Somut olayda; mirasbırakan ile davalının yurt dışında yaşadıkları, mirasbırakanın Türkiye’de başkaca taşınmazlarının bulunduğu, davacı tanık beyanlarından mirasbırakan ile ilk eşinden olma davacı çocuklarının arasının iyi olduğu, davalı ikinci eşine mal kaçırmasını gerektirir bir durum bulunmadığı, davalı tanık beyanlarından ise taşınmazın ilk önce davalı tarafından satın alındığı ancak yurt dışında olması nedeniyle önce dava dışı kardeşi ... daha sonra mirasbırakan ve en sonunda davalı adına tescil edildiği, dava konusu taşınmazın etrafında davalı ve kardeşlerine ait taşınmazlar bulunduğu, çekişmeli taşınmazın davalının kardeşleri ve yeğenleri tarafından kullanıldığı, açıklanan olgular ve tanık anlatımları yukarıda değinilen ilkelerle birlikte değerlendirildiğinde, mirasbırakanın ikinci eşi yararına ilk eşinden olma çocuklarından mal kaçırmasını gerektirir bir ihtilaf, somut bir olgunun ortaya konulamadığı sonucuna varılmaktadır.
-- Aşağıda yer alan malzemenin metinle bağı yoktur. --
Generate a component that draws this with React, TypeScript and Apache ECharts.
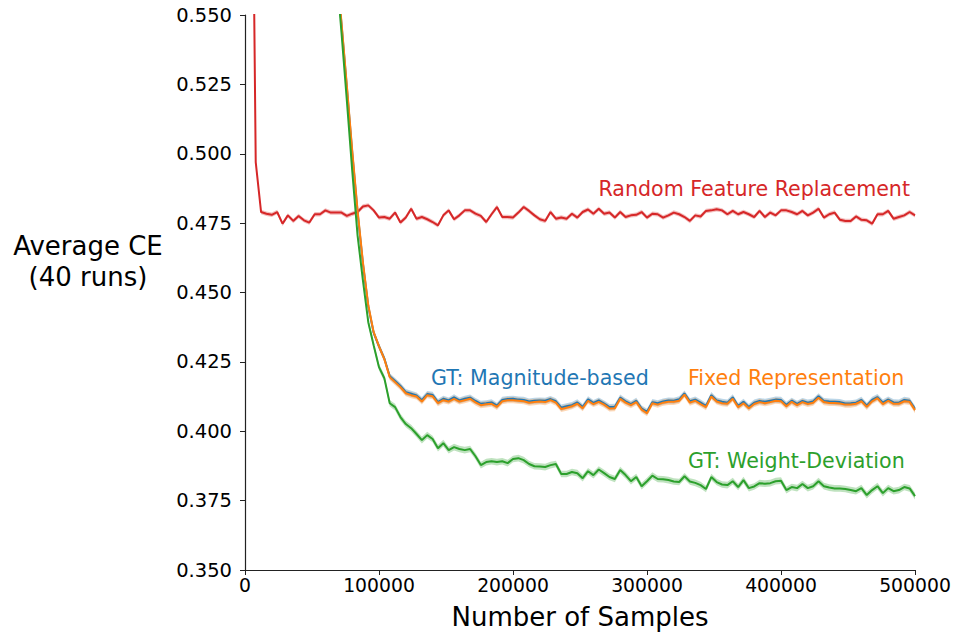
import React, { useEffect, useRef } from "react";
import * as echarts from "echarts";

// x: number of samples (every 4000 samples)
const samples: number[] = Array.from({ length: 125 }, (_, i) => (i + 1) * 4000);

const xTicks = [0, 100000, 200000, 300000, 400000, 500000];

const randomFeature: number[] = [
  0.69, 0.497, 0.479, 0.4784, 0.478, 0.479, 0.4748, 0.4778, 0.4758, 0.4776,
  0.476, 0.4752, 0.4782, 0.4782, 0.4796, 0.4788, 0.4788, 0.4788, 0.4776, 0.4784,
  0.479, 0.481, 0.4814, 0.4796, 0.477, 0.4772, 0.4766, 0.4788, 0.4752, 0.477,
  0.4802, 0.4766, 0.4772, 0.4764, 0.4754, 0.4742, 0.4778, 0.4796, 0.4764, 0.4778,
  0.4796, 0.4796, 0.4784, 0.4776, 0.4754, 0.4782, 0.4808, 0.4772, 0.4772, 0.477,
  0.4788, 0.4808, 0.4794, 0.4778, 0.4764, 0.4758, 0.479, 0.4766, 0.477, 0.4766,
  0.4784, 0.477, 0.479, 0.4799, 0.4784, 0.4802, 0.4784, 0.4788, 0.477, 0.479,
  0.4772, 0.4778, 0.478, 0.479, 0.477, 0.4784, 0.4782, 0.477, 0.4778, 0.4788,
  0.4782, 0.4772, 0.4758, 0.4778, 0.4774, 0.4794, 0.4796, 0.48, 0.4796, 0.4782,
  0.4794, 0.4782, 0.479, 0.4782, 0.4772, 0.4794, 0.4772, 0.4788, 0.4778, 0.4796,
  0.4796, 0.479, 0.4782, 0.4794, 0.4778, 0.4788, 0.4802, 0.477, 0.4782, 0.4788,
  0.4762, 0.4758, 0.4758, 0.4774, 0.4762, 0.476, 0.4748, 0.4782, 0.4782, 0.4794,
  0.4766, 0.4772, 0.4778, 0.479, 0.4778,
];

const magnitudeBased: number[] = [
  0.694, 0.691, 0.688, 0.684, 0.679, 0.673, 0.666, 0.658, 0.649, 0.639,
  0.628, 0.616, 0.605, 0.594, 0.585, 0.577, 0.569, 0.5468, 0.524, 0.5006,
  0.479, 0.4604, 0.445, 0.4355, 0.4306, 0.4262, 0.4198, 0.4181, 0.4163, 0.4141,
  0.4135, 0.4129, 0.4112, 0.4134, 0.4131, 0.4105, 0.4117, 0.4111, 0.4122, 0.4111,
  0.4117, 0.4121, 0.4109, 0.4099, 0.4101, 0.4104, 0.4092, 0.4113, 0.4116, 0.4117,
  0.4114, 0.4113, 0.4107, 0.411, 0.4111, 0.411, 0.4116, 0.4108, 0.4085, 0.409,
  0.4094, 0.4104, 0.4087, 0.4115, 0.4102, 0.4111, 0.41, 0.4087, 0.4088, 0.4121,
  0.4108, 0.4098, 0.411, 0.4082, 0.407, 0.4105, 0.4101, 0.4107, 0.4111, 0.411,
  0.4115, 0.4136, 0.4108, 0.4114, 0.4103, 0.4091, 0.413, 0.4111, 0.4106, 0.4103,
  0.4122, 0.4091, 0.4106, 0.4087, 0.4103, 0.4109, 0.4106, 0.411, 0.4114, 0.4113,
  0.4095, 0.411, 0.4099, 0.4109, 0.4103, 0.4107, 0.4126, 0.4109, 0.4107, 0.4106,
  0.4105, 0.41, 0.4101, 0.4103, 0.4113, 0.4092, 0.4113, 0.4123, 0.4103, 0.4114,
  0.4104, 0.4103, 0.4113, 0.411, 0.4081,
];

const fixedRepresentation: number[] = [
  0.695, 0.692, 0.689, 0.685, 0.68, 0.674, 0.667, 0.659, 0.65, 0.64,
  0.629, 0.617, 0.606, 0.595, 0.586, 0.578, 0.57, 0.5473, 0.5246, 0.5012,
  0.4796, 0.4609, 0.4454, 0.4357, 0.4306, 0.426, 0.4195, 0.4177, 0.4159, 0.4137,
  0.413, 0.4125, 0.4107, 0.413, 0.4126, 0.4101, 0.4112, 0.4107, 0.4117, 0.4107,
  0.4112, 0.4117, 0.4104, 0.4094, 0.4097, 0.4099, 0.4088, 0.4108, 0.4112, 0.4112,
  0.411, 0.4108, 0.4103, 0.4105, 0.4107, 0.4105, 0.4112, 0.4103, 0.408, 0.4085,
  0.409, 0.4099, 0.4083, 0.411, 0.4098, 0.4106, 0.4096, 0.4082, 0.4083, 0.4117,
  0.4103, 0.4094, 0.4105, 0.4078, 0.4065, 0.4101, 0.4096, 0.4103, 0.4106, 0.4106,
  0.411, 0.4132, 0.4103, 0.411, 0.4098, 0.4087, 0.4125, 0.4107, 0.4101, 0.4099,
  0.4117, 0.4087, 0.4101, 0.4083, 0.4098, 0.4105, 0.4101, 0.4105, 0.411, 0.4108,
  0.409, 0.4106, 0.4094, 0.4105, 0.4098, 0.4103, 0.4121, 0.4105, 0.4102, 0.4102,
  0.41, 0.4096, 0.4096, 0.4099, 0.4108, 0.4088, 0.4108, 0.4119, 0.4098, 0.411,
  0.4099, 0.4099, 0.4108, 0.4106, 0.4076,
];

const weightDeviation: number[] = [
  0.693, 0.69, 0.687, 0.683, 0.678, 0.672, 0.665, 0.657, 0.648, 0.638,
  0.627, 0.615, 0.603, 0.592, 0.582, 0.575, 0.567, 0.5437, 0.5192, 0.494,
  0.4706, 0.4544, 0.4393, 0.431, 0.4231, 0.4191, 0.4101, 0.4087, 0.4051, 0.4026,
  0.4011, 0.399, 0.3968, 0.3986, 0.3972, 0.3939, 0.3957, 0.3932, 0.3943, 0.3936,
  0.3932, 0.3936, 0.391, 0.3878, 0.3889, 0.3892, 0.3889, 0.3892, 0.3885, 0.39,
  0.3903, 0.3896, 0.3882, 0.3874, 0.3873, 0.3871, 0.3878, 0.3882, 0.3846, 0.3846,
  0.3853, 0.3849, 0.3831, 0.3856, 0.3842, 0.3862, 0.3849, 0.3835, 0.3828, 0.386,
  0.3842, 0.382, 0.3835, 0.3802, 0.382, 0.384, 0.3828, 0.3827, 0.3824, 0.3819,
  0.3817, 0.3838, 0.3819, 0.3814, 0.3806, 0.3792, 0.3835, 0.3817, 0.3808, 0.3806,
  0.382, 0.3799, 0.3824, 0.3795, 0.3801, 0.3813, 0.3811, 0.3813, 0.382, 0.3822,
  0.3788, 0.3799, 0.3795, 0.381, 0.3795, 0.3802, 0.382, 0.3802, 0.3797, 0.3794,
  0.3794, 0.3792, 0.3788, 0.3784, 0.3795, 0.377, 0.3788, 0.3802, 0.3777, 0.3795,
  0.3784, 0.3788, 0.3799, 0.3794, 0.3766,
];

// half-width of the shaded uncertainty band per series
const randomFeatureSpread = 0.0008;
const magnitudeSpread = 0.0011;
const fixedSpread = 0.0011;
const weightSpread = 0.0012;

const seriesNames = [
  "Random Feature Replacement",
  "GT: Magnitude-based",
  "Fixed Representation",
  "GT: Weight-Deviation",
];

const COLORS = ["#d62728", "#1f77b4", "#ff7f0e", "#2ca02c"];

function buildSeries(name: string, values: number[], spread: number, color: string) {
  const band = {
    type: "custom",
    name: name + " band",
    silent: true,
    data: [[samples[0], values[0]]],
    renderItem: (params: any, api: any) => {
      if (params.dataIndex !== 0) return null;
      const upper = values.map((v, i) => api.coord([samples[i], v + spread]));
      const lower = values.map((v, i) => api.coord([samples[i], v - spread])).reverse();
      const cs = params.coordSys;
      return {
        type: "polygon",
        shape: { points: upper.concat(lower) },
        style: { fill: color, opacity: 0.3 },
        clipPath: {
          type: "rect",
          shape: { x: cs.x, y: cs.y, width: cs.width, height: cs.height },
        },
      };
    },
  };
  const line = {
    type: "line",
    name,
    data: values.map((v, i) => [samples[i], v]),
    symbol: "none",
    silent: true,
    lineStyle: { color, width: 2 },
  };
  return [band, line];
}

export default function App() {
  const ref = useRef<HTMLDivElement>(null);

  useEffect(() => {
    if (!ref.current) return;
    const chart = echarts.init(ref.current, null, { renderer: "svg" });
    const labelFont = "DejaVu Sans";
    const annotationSize = 20.6;
    const option: any = {
      animation: false,
      grid: { left: 245, top: 15, right: 43, bottom: 66, containLabel: false },
      xAxis: {
        type: "value",
        min: xTicks[0],
        max: xTicks[xTicks.length - 1],
        interval: 100000,
        axisLine: { show: true, lineStyle: { color: "#222", width: 1.2 } },
        axisTick: { show: true, inside: false, length: 5, lineStyle: { color: "#222", width: 1 } },
        axisLabel: {
          color: "#000",
          fontSize: 18.8,
          fontFamily: labelFont,
          margin: 6,
          formatter: (v: number) => String(v),
        },
        splitLine: { show: false },
      },
      yAxis: {
        type: "value",
        min: 0.35,
        max: 0.55,
        interval: 0.025,
        axisLine: { show: true, lineStyle: { color: "#222", width: 1.2 } },
        axisTick: { show: true, inside: false, length: 5, lineStyle: { color: "#222", width: 1 } },
        axisLabel: {
          color: "#000",
          fontSize: 19.5,
          fontFamily: labelFont,
          margin: 13,
          formatter: (v: number) => v.toFixed(3),
        },
        splitLine: { show: false },
      },
      series: [
        ...buildSeries(seriesNames[0], randomFeature, randomFeatureSpread, COLORS[0]),
        ...buildSeries(seriesNames[1], magnitudeBased, magnitudeSpread, COLORS[1]),
        ...buildSeries(seriesNames[2], fixedRepresentation, fixedSpread, COLORS[2]),
        ...buildSeries(seriesNames[3], weightDeviation, weightSpread, COLORS[3]),
      ],
      graphic: [
        {
          type: "text",
          x: 88,
          y: 261,
          silent: true,
          style: {
            text: "Average CE\n(40 runs)",
            fontSize: 26,
            lineHeight: 31,
            fontFamily: labelFont,
            fill: "#000",
            align: "center",
            verticalAlign: "middle",
          },
        },
        {
          type: "text",
          x: 580,
          y: 617,
          silent: true,
          style: {
            text: "Number of Samples",
            fontSize: 26,
            fontFamily: labelFont,
            fill: "#000",
            align: "center",
            verticalAlign: "middle",
          },
        },
        {
          type: "text",
          x: 910,
          y: 189,
          silent: true,
          style: {
            text: seriesNames[0],
            fontSize: annotationSize,
            fontFamily: labelFont,
            fill: COLORS[0],
            align: "right",
            verticalAlign: "middle",
          },
        },
        {
          type: "text",
          x: 431,
          y: 378,
          silent: true,
          style: {
            text: seriesNames[1],
            fontSize: annotationSize,
            fontFamily: labelFont,
            fill: COLORS[1],
            align: "left",
            verticalAlign: "middle",
          },
        },
        {
          type: "text",
          x: 688,
          y: 378,
          silent: true,
          style: {
            text: seriesNames[2],
            fontSize: annotationSize,
            fontFamily: labelFont,
            fill: COLORS[2],
            align: "left",
            verticalAlign: "middle",
          },
        },
        {
          type: "text",
          x: 688,
          y: 461,
          silent: true,
          style: {
            text: seriesNames[3],
            fontSize: annotationSize,
            fontFamily: labelFont,
            fill: COLORS[3],
            align: "left",
            verticalAlign: "middle",
          },
        },
      ],
    };
    chart.setOption(option);
    return () => chart.dispose();
  }, []);

  return <div ref={ref} style={{ width: 958, height: 636, position: "absolute", left: 0, top: 0 }} />;
}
Hal böyle olunca, HMK’nin 190. ve TMK’nin 6. maddeleri gereği kanıtlayamayan davanın reddine karar verilmesi gerekirken yanılgılı değerlendirme ile yazılı şekilde dakarar verilmesi doğru değildir.
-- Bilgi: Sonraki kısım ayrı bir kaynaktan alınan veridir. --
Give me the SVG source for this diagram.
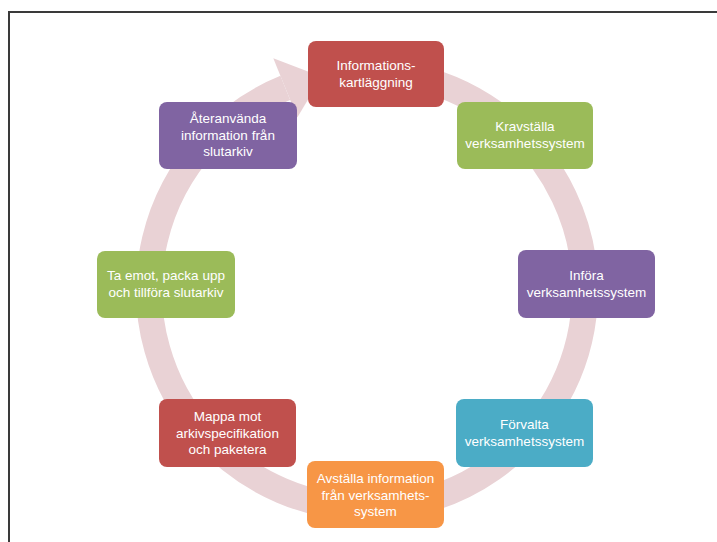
<svg xmlns="http://www.w3.org/2000/svg" width="717" height="542" viewBox="0 0 717 542">
<style>
.box{stroke:none}
.t{font-family:"Liberation Sans",Arial,sans-serif;font-size:13.5px;fill:#ffffff;text-anchor:middle}
.red{fill:#c0504d}.green{fill:#9bbb59}.purple{fill:#8064a2}.teal{fill:#4bacc6}.orange{fill:#f79646}
.ring{fill:none;stroke:#e9d2d5;stroke-width:26}
</style>
<rect x="0" y="0" width="717" height="542" fill="#ffffff"/>
<rect x="9" y="12" width="720" height="540" fill="none" stroke="#3a3a3a" stroke-width="2"/>
<g id="connectors">
<path class="ring" d="M 404.9 75.3 A 218 218 0 1 1 285.3 87.9"/>
<polygon points="273.3,58.2 321.7,76.8 297.3,117.5" fill="#e9d2d5"/>
</g>
<g id="n1"><rect class="box red" x="308" y="41" width="136" height="66" rx="8"/>
<text class="t" x="376" y="70">Informations-</text><text class="t" x="376" y="87">kartläggning</text></g>
<g id="n2"><rect class="box green" x="457" y="102" width="136" height="67" rx="8"/>
<text class="t" x="525" y="131">Kravställa</text><text class="t" x="525" y="148">verksamhetssystem</text></g>
<g id="n3"><rect class="box purple" x="518" y="250" width="137" height="68" rx="8"/>
<text class="t" x="586.5" y="280">Införa</text><text class="t" x="586.5" y="297">verksamhetssystem</text></g>
<g id="n4"><rect class="box teal" x="456" y="399" width="137" height="68" rx="8"/>
<text class="t" x="524.5" y="429">Förvalta</text><text class="t" x="524.5" y="446">verksamhetssystem</text></g>
<g id="n5"><rect class="box orange" x="307" y="461" width="137" height="67" rx="8"/>
<text class="t" x="375.5" y="483">Avställa information</text><text class="t" x="375.5" y="499.5">från verksamhets-</text><text class="t" x="375.5" y="516">system</text></g>
<g id="n6"><rect class="box red" x="159" y="399" width="137" height="68" rx="8"/>
<text class="t" x="227.5" y="421">Mappa mot</text><text class="t" x="227.5" y="437.5">arkivspecifikation</text><text class="t" x="227.5" y="454">och paketera</text></g>
<g id="n7"><rect class="box green" x="97" y="251" width="138" height="67" rx="8"/>
<text class="t" x="166" y="280">Ta emot, packa upp</text><text class="t" x="166" y="297">och tillföra slutarkiv</text></g>
<g id="n8"><rect class="box purple" x="159" y="102" width="138" height="67" rx="8"/>
<text class="t" x="228" y="123">Återanvända</text><text class="t" x="228" y="139.5">information från</text><text class="t" x="228" y="156">slutarkiv</text></g>
</svg>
Davalının yerinde bulunan temyiz itirazlarının kabulü ile 6100 sayılı Hukuk Muhakemeleri Kanunu’nun 371/1-a maddesi uyarınca ... Bölge Adliye Mahkemesi 1. Hukuk Dairesi kararının BOZULMASINA, HMK"nın 373/2 maddesi gereğince dosyanın kararı veren ... Bölge Adliye Mahkemesi 1. Hukuk Dairesi’ne gönderilmesine, 02.01.2020 tarihinde yürürlüğe giren Avukatlık Ücret Tarifesi gereğince gelen temyiz eden vekili için 2.540.00. TL. duruşma vekâlet ücretinin temyiz edilen davacılardan alınmasına, alınan peşin harcın temyiz edene geri verilmesine, 07/07/2020 tarihinde oybirliğiyle karar verildi.